## WHAT TO WORK ON
Return each line of the listing below, unchanged, and omit the images.

========================================

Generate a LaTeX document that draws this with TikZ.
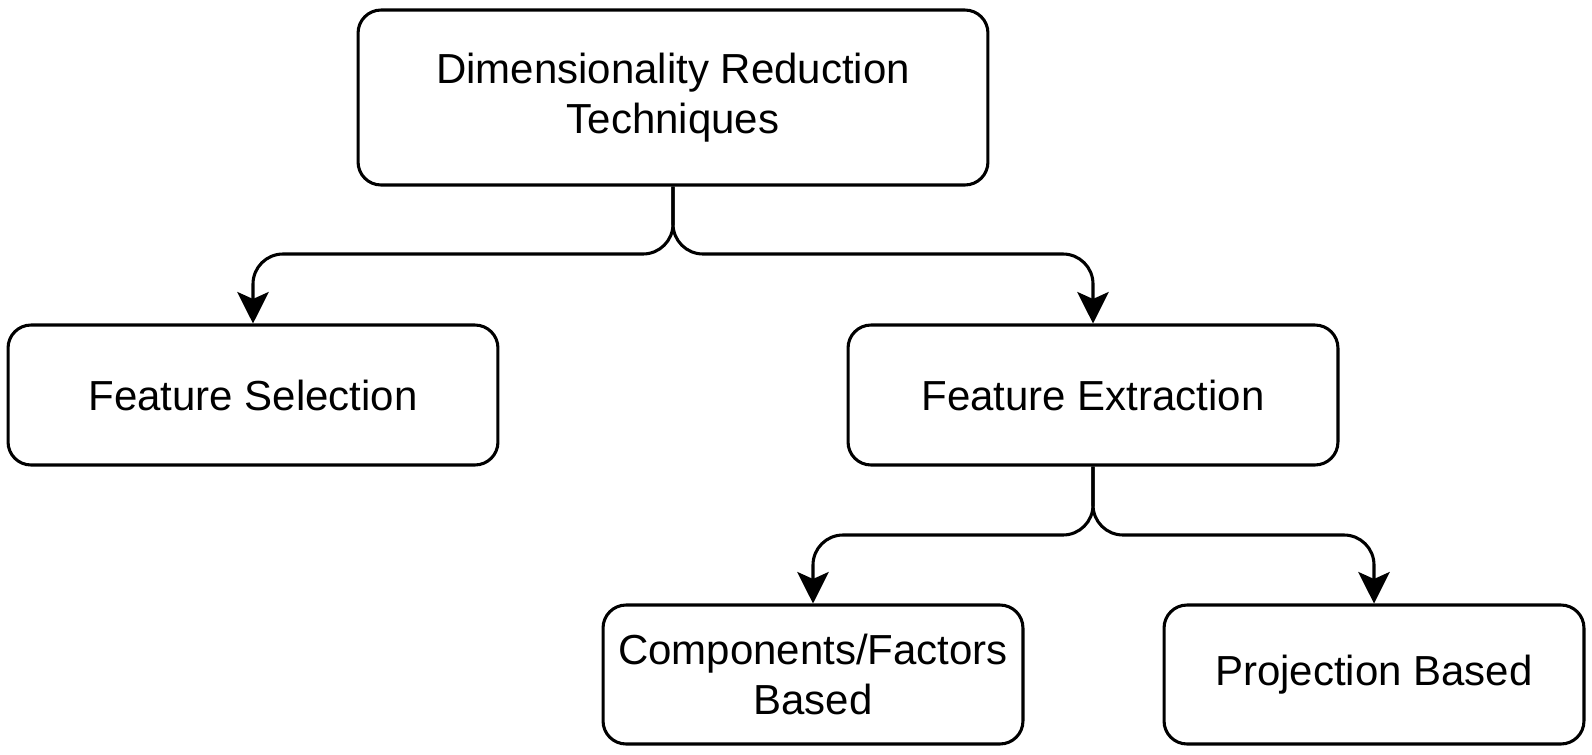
\documentclass[tikz,border=0pt]{standalone}
\usepackage{fontspec}
\setmainfont{Liberation Sans}
\usetikzlibrary{arrows.meta}
\tikzset{
  box/.style={draw=black, line width=1.75pt, rounded corners=0.46cm, rectangle, align=center,
    inner sep=0pt, font=\fontsize{23.9}{28.2}\selectfont, text=black},
  conn/.style={draw=black, line width=1.75pt, rounded corners=0.6cm,
    -{Stealth[length=0.63cm, width=0.63cm, inset=0.14cm]}}
}
\begin{document}
\begin{tikzpicture}[x=0.02cm, y=-0.02cm]
\useasboundingbox (0,0) rectangle (1592,754);
\node[box, minimum width=12.6cm, minimum height=3.5cm] (top) at (673,97.5) {Dimensionality Reduction\\Techniques};
\node[box, minimum width=9.8cm, minimum height=2.8cm] (fs) at (253,395) {Feature Selection};
\node[box, minimum width=9.8cm, minimum height=2.8cm] (fe) at (1093,395) {Feature Extraction};
\node[box, minimum width=8.4cm, minimum height=2.78cm] (cf) at (813,674.5) {Components/Factors\\Based};
\node[box, minimum width=8.4cm, minimum height=2.78cm] (pb) at (1374,674.5) {Projection Based};
\coordinate (h1) at (0,254);
\coordinate (h2) at (0,535);
\draw[conn] (top.south) -- (top.south |- h1) -| (fs.north);
\draw[conn] (top.south) -- (top.south |- h1) -| (fe.north);
\draw[conn] (fe.south) -- (fe.south |- h2) -| (cf.north);
\draw[conn] (fe.south) -- (fe.south |- h2) -| (pb.north);
\end{tikzpicture}
\end{document}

========================================

## TASK RESPONSE
Generate a LaTeX document that draws this with TikZ.
\documentclass[tikz,border=0pt]{standalone}
\usepackage{fontspec}
\setmainfont{Liberation Sans}
\usetikzlibrary{arrows.meta}
\tikzset{
  box/.style={draw=black, line width=1.75pt, rounded corners=0.46cm, rectangle, align=center,
    inner sep=0pt, font=\fontsize{23.9}{28.2}\selectfont, text=black},
  conn/.style={draw=black, line width=1.75pt, rounded corners=0.6cm,
    -{Stealth[length=0.63cm, width=0.63cm, inset=0.14cm]}}
}
\begin{document}
\begin{tikzpicture}[x=0.02cm, y=-0.02cm]
\useasboundingbox (0,0) rectangle (1592,754);
\node[box, minimum width=12.6cm, minimum height=3.5cm] (top) at (673,97.5) {Dimensionality Reduction\\Techniques};
\node[box, minimum width=9.8cm, minimum height=2.8cm] (fs) at (253,395) {Feature Selection};
\node[box, minimum width=9.8cm, minimum height=2.8cm] (fe) at (1093,395) {Feature Extraction};
\node[box, minimum width=8.4cm, minimum height=2.78cm] (cf) at (813,674.5) {Components/Factors\\Based};
\node[box, minimum width=8.4cm, minimum height=2.78cm] (pb) at (1374,674.5) {Projection Based};
\coordinate (h1) at (0,254);
\coordinate (h2) at (0,535);
\draw[conn] (top.south) -- (top.south |- h1) -| (fs.north);
\draw[conn] (top.south) -- (top.south |- h1) -| (fe.north);
\draw[conn] (fe.south) -- (fe.south |- h2) -| (cf.north);
\draw[conn] (fe.south) -- (fe.south |- h2) -| (pb.north);
\end{tikzpicture}
\end{document}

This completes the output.